There is no new posts all over the forum for third days..
I am all confuse again about the conversion between different color spaces and different white points..
Rec. 709 standard has 6503K (x=0.3127, y=0.329) white point, let's name it D65 here. DCI P3 standard has 6302K (x=0.314, y=0.351) white point, let's name it D-cinema.
If we create a conversion LUT from Rec709 to P3 which is converting everything (colour gamut, gamma and white balance) and apply this LUT to an image this image will look absolutly the same at Rec709 display (original image) and at P3 display (image through the conversion LUT). Absolutly means if the image has some white area with balanced R, G and B channels and 6500K temperature then after conversion and viewing at P3 display this area will also have 6500K temperature. This sounds clear. Same image has the same look at different standard displays with correctly applied conversion. OK, good. But.. if we have a look at waveform monitor then white area of the image will be unbalanced (B channel has the biggest level, R little bit smaller and G much smaller). This makes sense also. So, all material converted from Rec709 to P3 will look like unbalanced and shifted to blue and magenta at the vectorscope.

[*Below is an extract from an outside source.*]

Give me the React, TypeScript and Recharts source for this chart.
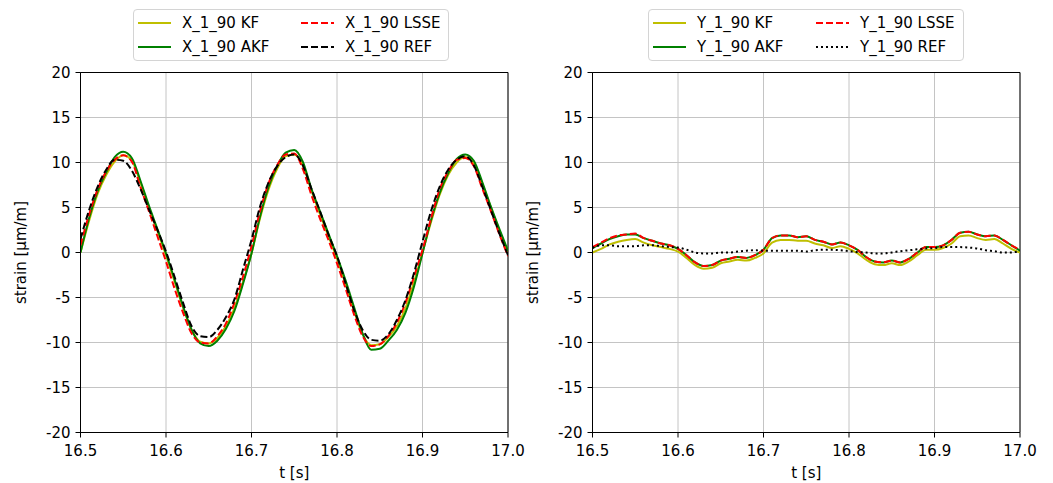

The main instrument of the colorist is not the only display device but the scopes also. Doesn't this mean that the same colorist will create the different look of the image if he works at P3 D-cinema display and if he works at Rec709 D65 display. And in first case white objects will have about 6300K temperature and in the second case they will be about 6500K.
What I am trying to understand, do we need to convert the white point when converting between different formats?
Again, for example, if we are grading on P3 digital cinema projector and then converting to Rec709 copy (including the white point) the image will look absolutly the same but won't it be too grinish to compare to other material which TV people are used to see?